Repeat only the lines running from the beginning of the material through the line that contains "import numpy as np".
## Begin GIVEN DATA
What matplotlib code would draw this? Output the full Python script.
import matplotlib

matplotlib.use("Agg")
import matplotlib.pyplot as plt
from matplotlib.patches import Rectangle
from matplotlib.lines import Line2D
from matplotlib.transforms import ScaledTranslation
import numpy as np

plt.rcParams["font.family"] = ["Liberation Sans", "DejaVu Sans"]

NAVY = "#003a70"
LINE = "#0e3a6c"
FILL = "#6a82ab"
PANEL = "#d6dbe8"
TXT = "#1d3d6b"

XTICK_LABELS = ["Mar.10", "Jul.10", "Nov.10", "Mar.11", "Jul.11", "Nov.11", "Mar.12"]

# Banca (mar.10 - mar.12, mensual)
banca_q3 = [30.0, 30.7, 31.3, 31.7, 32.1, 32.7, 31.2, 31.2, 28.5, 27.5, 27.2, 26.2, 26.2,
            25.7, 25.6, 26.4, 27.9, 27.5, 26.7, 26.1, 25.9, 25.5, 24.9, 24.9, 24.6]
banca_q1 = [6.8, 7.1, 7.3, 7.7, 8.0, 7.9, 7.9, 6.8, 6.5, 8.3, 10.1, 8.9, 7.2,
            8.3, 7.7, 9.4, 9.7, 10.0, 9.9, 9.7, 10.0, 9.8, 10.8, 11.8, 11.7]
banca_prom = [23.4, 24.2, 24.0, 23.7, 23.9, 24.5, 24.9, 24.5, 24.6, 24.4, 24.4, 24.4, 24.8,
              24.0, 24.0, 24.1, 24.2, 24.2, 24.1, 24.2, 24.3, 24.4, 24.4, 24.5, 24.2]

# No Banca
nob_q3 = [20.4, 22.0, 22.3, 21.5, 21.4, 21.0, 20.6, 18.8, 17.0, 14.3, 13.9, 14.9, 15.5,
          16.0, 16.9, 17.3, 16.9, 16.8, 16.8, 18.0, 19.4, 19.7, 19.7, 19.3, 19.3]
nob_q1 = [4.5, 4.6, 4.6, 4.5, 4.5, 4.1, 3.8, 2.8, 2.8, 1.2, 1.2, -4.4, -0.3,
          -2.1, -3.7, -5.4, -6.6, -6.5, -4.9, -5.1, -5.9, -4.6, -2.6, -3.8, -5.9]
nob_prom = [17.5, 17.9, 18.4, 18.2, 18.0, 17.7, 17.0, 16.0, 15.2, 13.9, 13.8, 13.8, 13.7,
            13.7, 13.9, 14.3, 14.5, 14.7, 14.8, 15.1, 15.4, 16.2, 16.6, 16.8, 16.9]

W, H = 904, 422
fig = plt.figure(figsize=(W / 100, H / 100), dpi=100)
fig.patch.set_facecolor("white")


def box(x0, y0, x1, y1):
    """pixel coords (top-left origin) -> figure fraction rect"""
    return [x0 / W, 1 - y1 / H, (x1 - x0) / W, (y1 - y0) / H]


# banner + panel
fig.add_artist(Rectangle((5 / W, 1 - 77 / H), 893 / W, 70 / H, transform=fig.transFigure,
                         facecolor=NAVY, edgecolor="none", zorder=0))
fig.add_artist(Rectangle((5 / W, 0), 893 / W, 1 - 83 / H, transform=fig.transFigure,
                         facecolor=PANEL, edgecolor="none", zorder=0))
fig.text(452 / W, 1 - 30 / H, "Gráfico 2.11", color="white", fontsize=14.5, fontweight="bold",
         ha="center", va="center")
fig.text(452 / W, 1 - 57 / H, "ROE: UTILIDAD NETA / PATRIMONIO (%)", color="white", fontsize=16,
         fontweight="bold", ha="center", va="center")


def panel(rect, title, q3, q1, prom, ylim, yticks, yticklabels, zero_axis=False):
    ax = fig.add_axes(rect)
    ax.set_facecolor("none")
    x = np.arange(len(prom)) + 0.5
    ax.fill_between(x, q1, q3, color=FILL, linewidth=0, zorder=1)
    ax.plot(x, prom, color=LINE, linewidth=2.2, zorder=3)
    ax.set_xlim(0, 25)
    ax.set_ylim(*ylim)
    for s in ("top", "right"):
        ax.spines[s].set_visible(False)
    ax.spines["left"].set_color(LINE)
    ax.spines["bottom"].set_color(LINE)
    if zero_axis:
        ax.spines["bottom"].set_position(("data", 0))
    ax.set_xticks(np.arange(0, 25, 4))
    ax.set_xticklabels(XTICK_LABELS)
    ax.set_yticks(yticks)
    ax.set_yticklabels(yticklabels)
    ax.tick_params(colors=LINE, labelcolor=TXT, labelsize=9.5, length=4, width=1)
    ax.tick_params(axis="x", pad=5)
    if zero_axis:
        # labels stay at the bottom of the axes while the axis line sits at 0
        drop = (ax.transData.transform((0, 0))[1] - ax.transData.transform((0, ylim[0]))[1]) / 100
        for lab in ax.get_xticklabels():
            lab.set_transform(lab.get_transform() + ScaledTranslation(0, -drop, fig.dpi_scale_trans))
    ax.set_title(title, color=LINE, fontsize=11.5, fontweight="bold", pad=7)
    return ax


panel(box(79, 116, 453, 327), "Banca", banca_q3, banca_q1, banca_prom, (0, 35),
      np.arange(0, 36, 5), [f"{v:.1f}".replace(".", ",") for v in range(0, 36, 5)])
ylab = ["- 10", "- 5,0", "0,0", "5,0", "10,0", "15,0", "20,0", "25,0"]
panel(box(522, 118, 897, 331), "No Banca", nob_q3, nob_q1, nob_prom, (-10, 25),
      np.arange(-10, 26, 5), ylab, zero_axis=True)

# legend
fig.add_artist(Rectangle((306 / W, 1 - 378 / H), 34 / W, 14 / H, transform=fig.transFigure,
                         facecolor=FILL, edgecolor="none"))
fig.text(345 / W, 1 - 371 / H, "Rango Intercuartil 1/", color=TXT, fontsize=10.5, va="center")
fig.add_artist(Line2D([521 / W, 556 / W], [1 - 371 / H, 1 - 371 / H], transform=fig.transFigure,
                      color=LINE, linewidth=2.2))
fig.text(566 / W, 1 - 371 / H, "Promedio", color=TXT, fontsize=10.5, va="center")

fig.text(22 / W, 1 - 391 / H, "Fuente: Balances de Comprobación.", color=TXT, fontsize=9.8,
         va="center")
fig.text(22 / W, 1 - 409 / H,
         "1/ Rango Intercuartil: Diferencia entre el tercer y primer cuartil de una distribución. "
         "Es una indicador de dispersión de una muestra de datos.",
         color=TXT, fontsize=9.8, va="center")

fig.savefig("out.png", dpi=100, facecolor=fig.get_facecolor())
## End GIVEN DATA
[SOLUTION TO THE PROBLEM]
What matplotlib code would draw this? Output the full Python script.
import matplotlib

matplotlib.use("Agg")
import matplotlib.pyplot as plt
from matplotlib.patches import Rectangle
from matplotlib.lines import Line2D
from matplotlib.transforms import ScaledTranslation
import numpy as np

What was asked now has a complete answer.